(Dataset excerpt)
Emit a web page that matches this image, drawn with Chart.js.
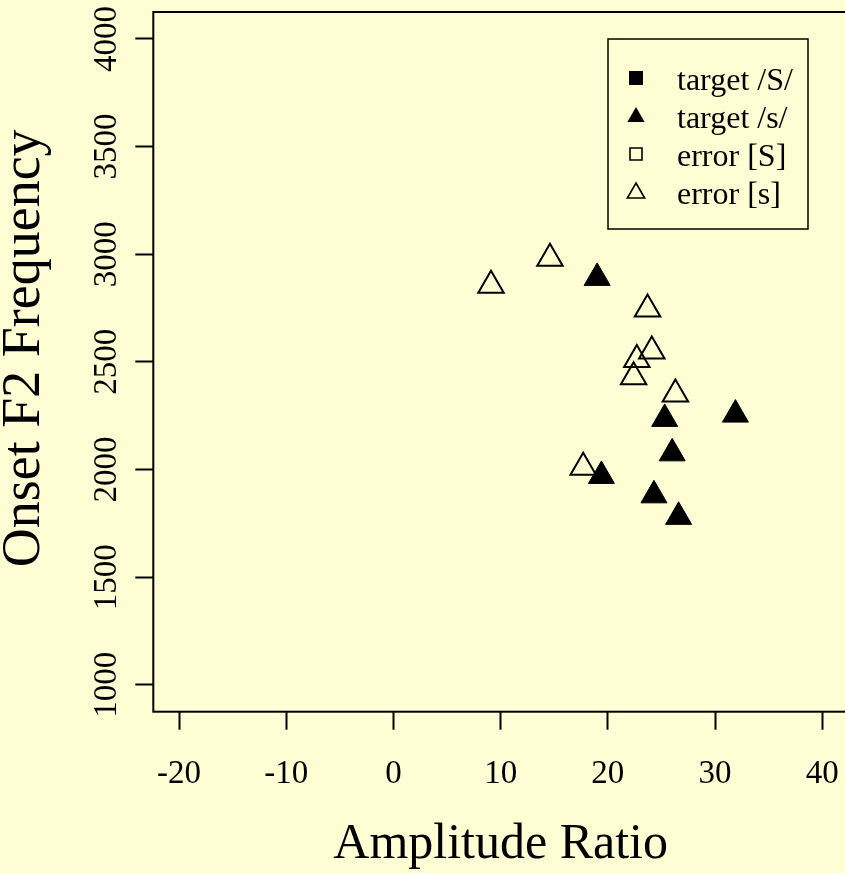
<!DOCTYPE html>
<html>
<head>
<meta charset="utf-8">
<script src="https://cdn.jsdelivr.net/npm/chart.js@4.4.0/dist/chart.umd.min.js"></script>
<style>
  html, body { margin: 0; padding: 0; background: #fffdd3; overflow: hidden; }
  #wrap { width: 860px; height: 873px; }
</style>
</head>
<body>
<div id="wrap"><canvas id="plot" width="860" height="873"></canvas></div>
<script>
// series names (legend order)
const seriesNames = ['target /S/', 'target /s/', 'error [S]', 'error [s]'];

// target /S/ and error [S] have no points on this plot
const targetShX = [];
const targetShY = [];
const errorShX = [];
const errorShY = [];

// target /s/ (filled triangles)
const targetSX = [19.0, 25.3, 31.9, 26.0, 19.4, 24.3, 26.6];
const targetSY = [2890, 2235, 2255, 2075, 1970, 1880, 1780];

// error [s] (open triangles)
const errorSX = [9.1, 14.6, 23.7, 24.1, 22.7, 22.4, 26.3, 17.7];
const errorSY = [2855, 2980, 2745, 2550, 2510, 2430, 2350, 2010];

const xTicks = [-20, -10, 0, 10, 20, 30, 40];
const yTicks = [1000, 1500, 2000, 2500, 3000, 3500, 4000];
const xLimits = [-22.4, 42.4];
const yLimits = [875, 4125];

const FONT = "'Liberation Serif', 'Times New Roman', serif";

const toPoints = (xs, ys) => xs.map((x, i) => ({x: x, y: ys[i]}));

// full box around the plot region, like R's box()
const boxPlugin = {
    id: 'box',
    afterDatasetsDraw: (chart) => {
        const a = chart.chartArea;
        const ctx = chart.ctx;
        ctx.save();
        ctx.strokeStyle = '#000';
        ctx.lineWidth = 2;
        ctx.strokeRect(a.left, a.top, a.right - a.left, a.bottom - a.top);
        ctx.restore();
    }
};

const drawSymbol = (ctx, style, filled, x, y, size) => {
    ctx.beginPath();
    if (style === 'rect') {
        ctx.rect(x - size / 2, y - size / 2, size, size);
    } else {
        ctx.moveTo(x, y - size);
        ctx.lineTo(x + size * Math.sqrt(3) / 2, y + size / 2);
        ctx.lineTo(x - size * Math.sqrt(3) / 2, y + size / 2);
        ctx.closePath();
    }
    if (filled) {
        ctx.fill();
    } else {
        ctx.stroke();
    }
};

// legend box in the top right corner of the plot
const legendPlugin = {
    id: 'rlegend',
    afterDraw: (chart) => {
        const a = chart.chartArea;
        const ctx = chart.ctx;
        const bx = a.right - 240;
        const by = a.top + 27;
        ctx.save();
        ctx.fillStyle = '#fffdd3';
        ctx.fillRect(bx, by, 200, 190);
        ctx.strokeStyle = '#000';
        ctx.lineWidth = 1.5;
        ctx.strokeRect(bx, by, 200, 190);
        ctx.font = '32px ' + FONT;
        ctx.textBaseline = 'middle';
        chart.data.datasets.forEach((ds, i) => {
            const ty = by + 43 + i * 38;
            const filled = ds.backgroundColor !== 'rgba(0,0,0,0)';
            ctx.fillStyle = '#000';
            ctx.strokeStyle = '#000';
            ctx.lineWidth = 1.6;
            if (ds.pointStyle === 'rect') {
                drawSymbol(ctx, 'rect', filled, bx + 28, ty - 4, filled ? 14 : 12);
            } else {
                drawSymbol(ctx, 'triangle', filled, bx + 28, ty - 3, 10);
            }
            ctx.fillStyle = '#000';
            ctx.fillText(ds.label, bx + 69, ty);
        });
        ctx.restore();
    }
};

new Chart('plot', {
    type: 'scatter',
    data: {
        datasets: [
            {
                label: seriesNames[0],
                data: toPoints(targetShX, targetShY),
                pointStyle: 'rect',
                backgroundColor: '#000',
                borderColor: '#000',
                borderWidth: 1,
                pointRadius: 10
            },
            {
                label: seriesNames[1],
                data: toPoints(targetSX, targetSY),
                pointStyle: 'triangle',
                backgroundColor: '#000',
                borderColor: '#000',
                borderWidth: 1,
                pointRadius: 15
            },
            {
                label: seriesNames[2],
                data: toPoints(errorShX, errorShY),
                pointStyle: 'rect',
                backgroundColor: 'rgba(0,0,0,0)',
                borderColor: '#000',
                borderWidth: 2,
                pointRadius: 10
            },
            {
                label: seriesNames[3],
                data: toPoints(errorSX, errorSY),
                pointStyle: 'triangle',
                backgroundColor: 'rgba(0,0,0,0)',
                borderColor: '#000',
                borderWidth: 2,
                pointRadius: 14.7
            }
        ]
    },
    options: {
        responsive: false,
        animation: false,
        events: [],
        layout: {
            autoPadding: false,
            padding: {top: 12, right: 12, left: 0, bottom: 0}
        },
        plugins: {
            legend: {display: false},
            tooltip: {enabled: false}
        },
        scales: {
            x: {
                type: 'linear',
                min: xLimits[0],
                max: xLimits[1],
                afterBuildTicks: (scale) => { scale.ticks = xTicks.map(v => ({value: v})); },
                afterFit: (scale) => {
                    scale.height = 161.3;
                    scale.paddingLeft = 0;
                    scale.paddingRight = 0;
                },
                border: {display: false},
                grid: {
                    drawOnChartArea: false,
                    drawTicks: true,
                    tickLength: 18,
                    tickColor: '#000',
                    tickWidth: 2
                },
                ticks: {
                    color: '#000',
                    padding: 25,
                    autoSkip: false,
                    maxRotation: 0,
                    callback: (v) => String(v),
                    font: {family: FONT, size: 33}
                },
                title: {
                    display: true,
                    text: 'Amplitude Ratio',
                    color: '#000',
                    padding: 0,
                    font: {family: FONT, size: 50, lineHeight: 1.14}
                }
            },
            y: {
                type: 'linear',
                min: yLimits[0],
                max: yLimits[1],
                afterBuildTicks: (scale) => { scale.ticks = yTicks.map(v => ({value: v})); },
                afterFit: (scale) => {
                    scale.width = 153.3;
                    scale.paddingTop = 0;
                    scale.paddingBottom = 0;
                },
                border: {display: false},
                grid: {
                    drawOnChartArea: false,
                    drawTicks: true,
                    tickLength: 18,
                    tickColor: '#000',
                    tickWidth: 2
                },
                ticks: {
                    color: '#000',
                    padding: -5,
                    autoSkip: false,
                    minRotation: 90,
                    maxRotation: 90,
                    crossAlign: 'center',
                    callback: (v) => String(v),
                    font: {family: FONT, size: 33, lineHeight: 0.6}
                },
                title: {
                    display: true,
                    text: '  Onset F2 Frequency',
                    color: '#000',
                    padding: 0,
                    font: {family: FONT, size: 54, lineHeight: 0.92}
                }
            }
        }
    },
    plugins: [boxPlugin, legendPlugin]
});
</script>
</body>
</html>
==
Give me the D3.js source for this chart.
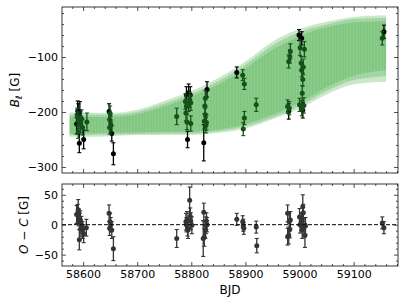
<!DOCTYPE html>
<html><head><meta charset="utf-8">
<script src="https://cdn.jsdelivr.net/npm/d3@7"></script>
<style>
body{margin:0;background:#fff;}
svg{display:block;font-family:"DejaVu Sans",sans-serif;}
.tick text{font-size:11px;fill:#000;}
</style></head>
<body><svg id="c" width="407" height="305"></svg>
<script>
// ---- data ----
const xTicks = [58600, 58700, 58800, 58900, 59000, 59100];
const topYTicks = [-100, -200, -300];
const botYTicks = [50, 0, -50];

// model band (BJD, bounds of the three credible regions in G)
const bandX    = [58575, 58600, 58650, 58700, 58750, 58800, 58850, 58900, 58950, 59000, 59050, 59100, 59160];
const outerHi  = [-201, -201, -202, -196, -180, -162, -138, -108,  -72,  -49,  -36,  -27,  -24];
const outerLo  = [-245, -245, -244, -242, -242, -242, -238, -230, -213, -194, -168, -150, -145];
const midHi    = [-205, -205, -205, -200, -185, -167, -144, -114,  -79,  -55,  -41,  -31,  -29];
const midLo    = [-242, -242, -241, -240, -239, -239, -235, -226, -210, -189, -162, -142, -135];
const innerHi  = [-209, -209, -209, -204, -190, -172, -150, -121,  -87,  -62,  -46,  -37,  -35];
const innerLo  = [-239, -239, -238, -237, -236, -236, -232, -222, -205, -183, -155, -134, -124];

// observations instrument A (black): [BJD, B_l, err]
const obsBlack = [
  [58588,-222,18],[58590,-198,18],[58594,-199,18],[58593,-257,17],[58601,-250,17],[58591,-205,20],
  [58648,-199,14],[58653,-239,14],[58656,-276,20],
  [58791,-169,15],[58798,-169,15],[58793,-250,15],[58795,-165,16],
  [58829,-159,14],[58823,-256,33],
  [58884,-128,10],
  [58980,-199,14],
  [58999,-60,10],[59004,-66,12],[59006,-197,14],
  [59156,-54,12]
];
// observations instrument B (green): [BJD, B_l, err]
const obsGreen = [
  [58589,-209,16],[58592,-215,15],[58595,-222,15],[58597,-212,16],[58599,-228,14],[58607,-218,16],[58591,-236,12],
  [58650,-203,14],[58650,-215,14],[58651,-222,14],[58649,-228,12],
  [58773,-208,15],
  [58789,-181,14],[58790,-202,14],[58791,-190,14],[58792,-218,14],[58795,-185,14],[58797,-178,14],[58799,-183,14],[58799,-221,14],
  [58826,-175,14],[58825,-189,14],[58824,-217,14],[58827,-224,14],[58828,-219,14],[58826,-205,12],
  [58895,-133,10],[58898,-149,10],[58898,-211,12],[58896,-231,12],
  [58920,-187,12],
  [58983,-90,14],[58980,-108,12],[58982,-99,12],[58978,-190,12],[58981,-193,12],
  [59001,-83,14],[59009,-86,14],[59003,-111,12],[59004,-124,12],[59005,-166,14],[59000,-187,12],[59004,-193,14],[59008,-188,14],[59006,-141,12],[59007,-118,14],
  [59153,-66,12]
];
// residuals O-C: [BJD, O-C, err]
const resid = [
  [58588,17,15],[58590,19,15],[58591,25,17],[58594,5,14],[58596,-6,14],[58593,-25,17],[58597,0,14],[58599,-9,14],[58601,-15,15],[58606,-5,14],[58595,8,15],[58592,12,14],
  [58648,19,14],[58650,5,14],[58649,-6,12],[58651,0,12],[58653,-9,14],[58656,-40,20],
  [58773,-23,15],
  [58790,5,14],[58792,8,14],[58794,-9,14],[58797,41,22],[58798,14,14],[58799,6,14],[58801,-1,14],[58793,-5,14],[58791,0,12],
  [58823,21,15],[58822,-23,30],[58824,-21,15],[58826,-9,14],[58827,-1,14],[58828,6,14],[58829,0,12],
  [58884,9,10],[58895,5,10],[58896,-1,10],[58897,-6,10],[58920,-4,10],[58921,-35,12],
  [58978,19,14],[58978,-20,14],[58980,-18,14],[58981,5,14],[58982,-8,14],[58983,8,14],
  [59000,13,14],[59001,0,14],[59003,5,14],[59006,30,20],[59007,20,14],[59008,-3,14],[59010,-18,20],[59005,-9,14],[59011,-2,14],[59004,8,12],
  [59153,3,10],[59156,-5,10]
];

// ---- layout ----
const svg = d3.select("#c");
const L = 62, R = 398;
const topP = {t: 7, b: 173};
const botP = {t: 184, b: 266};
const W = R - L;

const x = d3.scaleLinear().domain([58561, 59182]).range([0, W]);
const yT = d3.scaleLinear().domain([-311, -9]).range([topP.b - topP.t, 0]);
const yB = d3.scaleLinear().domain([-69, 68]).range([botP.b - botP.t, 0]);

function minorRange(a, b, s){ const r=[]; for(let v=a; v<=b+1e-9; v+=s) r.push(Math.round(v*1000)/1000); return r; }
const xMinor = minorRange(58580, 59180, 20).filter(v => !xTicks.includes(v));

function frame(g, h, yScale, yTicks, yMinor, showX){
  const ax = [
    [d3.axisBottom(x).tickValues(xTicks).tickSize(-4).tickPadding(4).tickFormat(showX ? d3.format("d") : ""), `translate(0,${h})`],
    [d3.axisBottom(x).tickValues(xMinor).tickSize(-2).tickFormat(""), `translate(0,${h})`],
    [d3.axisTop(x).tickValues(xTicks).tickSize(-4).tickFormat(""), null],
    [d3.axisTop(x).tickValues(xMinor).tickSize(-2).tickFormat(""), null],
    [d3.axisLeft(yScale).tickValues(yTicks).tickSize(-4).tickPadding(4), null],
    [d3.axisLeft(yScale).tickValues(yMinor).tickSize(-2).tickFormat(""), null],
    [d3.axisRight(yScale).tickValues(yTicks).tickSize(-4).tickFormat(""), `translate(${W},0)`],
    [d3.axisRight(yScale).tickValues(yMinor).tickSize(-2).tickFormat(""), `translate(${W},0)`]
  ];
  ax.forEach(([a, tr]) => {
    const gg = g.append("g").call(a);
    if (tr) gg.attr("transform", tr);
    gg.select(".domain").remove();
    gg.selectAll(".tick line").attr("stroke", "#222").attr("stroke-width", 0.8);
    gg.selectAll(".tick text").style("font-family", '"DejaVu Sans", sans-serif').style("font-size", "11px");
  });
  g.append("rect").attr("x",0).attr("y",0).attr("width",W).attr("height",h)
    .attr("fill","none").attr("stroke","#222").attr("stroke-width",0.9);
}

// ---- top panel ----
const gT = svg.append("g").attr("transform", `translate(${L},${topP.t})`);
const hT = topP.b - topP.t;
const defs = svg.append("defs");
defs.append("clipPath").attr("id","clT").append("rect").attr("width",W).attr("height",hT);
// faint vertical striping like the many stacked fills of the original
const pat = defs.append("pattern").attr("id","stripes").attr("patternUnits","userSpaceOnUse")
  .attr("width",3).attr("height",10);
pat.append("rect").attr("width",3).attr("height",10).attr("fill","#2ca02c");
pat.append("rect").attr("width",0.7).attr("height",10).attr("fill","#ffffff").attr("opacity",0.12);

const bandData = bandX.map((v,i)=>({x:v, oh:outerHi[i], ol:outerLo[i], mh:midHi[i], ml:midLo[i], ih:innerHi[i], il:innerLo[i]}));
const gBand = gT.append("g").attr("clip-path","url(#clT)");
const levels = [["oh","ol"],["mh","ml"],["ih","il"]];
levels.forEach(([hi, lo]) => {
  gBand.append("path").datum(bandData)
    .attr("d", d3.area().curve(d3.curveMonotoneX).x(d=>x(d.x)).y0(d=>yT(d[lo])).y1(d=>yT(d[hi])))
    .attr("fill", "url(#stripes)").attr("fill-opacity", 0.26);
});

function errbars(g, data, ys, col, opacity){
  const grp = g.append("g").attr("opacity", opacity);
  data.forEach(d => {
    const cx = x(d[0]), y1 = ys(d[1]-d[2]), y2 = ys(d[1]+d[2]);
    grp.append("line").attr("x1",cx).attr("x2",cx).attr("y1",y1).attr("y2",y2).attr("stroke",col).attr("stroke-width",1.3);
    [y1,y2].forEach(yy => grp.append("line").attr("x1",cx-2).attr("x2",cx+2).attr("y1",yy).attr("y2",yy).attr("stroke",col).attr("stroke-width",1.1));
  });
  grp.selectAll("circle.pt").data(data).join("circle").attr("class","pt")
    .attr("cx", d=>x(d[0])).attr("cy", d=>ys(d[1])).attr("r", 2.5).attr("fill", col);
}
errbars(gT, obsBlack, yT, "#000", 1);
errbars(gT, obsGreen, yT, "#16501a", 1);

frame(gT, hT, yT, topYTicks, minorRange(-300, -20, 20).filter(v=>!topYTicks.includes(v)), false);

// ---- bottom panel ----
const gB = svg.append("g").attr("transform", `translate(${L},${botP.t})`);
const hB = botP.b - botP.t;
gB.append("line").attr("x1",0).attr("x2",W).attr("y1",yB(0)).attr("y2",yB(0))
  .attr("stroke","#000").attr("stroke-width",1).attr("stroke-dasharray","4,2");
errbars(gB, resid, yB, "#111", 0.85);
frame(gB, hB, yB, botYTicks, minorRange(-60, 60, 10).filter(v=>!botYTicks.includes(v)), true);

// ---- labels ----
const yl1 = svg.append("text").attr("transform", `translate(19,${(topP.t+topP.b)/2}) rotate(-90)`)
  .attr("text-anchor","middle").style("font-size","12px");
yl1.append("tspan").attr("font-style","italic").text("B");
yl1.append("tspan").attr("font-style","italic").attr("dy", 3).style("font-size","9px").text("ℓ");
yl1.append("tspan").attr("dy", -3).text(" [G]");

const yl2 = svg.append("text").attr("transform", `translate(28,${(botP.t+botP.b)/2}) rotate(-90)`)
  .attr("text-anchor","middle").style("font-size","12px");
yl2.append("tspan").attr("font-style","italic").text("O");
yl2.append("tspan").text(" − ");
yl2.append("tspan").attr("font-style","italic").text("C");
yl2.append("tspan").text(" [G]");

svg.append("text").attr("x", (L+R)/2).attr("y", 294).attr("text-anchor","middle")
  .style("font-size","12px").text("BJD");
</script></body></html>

Exercise details: From the line that has "Emit a web page" through the line that has "const seriesNames = ['target", reproduce each line exactly as it stands and nothing else; do not include any pictures.

Exercise answer:
Emit a web page that matches this image, drawn with Chart.js.
<!DOCTYPE html>
<html>
<head>
<meta charset="utf-8">
<script src="https://cdn.jsdelivr.net/npm/chart.js@4.4.0/dist/chart.umd.min.js"></script>
<style>
  html, body { margin: 0; padding: 0; background: #fffdd3; overflow: hidden; }
  #wrap { width: 860px; height: 873px; }
</style>
</head>
<body>
<div id="wrap"><canvas id="plot" width="860" height="873"></canvas></div>
<script>
// series names (legend order)
const seriesNames = ['target /S/', 'target /s/', 'error [S]', 'error [s]'];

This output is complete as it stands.